> [Job]
Lines holding the string "that" are the ones to copy from this listing.

** START **

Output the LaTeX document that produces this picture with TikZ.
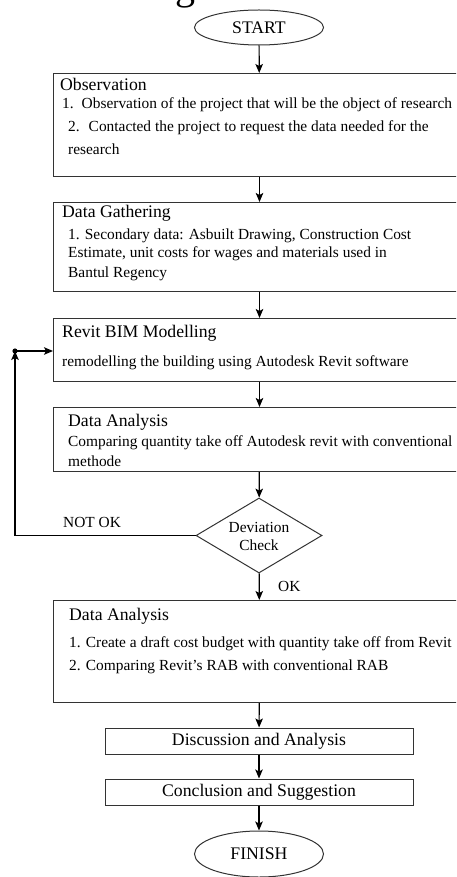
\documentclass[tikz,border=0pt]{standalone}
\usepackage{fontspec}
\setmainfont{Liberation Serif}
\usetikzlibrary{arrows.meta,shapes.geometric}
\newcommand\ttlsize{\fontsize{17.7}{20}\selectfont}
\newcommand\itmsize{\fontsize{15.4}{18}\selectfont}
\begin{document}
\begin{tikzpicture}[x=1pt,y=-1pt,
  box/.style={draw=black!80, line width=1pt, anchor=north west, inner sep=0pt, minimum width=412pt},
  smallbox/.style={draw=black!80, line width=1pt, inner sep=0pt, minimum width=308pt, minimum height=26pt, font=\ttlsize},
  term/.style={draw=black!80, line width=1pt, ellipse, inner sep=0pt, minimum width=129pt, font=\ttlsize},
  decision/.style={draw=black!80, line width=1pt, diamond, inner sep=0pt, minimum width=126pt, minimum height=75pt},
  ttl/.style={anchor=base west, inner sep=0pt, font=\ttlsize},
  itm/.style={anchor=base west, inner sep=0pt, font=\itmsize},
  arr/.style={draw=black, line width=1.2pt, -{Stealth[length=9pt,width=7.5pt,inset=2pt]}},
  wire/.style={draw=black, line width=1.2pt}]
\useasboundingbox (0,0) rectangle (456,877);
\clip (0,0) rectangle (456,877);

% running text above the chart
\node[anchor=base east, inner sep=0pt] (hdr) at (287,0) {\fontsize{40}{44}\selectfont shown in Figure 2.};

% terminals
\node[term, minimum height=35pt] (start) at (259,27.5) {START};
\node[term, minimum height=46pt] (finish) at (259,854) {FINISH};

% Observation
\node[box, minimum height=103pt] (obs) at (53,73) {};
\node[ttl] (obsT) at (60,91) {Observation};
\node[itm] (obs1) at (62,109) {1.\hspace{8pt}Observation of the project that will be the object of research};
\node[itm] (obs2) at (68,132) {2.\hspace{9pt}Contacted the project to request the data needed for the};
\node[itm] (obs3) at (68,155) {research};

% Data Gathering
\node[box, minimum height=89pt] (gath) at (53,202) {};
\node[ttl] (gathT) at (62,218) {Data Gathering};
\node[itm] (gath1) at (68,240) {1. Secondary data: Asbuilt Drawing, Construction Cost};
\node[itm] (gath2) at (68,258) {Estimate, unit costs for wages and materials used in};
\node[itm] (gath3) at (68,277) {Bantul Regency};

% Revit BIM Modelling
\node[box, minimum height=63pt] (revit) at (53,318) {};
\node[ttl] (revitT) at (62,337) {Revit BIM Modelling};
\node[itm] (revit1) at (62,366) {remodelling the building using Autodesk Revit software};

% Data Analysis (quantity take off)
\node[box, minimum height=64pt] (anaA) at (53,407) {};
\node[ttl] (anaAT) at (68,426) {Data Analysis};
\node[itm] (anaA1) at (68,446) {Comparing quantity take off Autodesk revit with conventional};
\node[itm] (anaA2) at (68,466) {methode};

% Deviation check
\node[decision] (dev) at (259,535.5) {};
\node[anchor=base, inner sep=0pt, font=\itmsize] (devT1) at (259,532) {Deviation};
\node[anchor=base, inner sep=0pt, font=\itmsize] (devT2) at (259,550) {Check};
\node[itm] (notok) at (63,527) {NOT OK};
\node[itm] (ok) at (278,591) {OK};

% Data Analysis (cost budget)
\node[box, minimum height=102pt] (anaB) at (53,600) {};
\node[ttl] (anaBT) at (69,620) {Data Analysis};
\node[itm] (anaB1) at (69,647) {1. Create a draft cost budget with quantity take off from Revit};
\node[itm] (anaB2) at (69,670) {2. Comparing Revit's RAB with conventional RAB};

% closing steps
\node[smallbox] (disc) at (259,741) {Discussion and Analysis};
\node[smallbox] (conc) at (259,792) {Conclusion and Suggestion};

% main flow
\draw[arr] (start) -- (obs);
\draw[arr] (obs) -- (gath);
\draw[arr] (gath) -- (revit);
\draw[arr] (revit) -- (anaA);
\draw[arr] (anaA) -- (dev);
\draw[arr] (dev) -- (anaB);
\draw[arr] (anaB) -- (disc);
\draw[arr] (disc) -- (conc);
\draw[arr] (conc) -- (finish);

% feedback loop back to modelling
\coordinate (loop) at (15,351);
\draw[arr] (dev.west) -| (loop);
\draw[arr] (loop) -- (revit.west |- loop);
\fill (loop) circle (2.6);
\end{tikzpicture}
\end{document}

** END **

> [Finished exercise]
Output the LaTeX document that produces this picture with TikZ.
\node[itm] (obs1) at (62,109) {1.\hspace{8pt}Observation of the project that will be the object of research};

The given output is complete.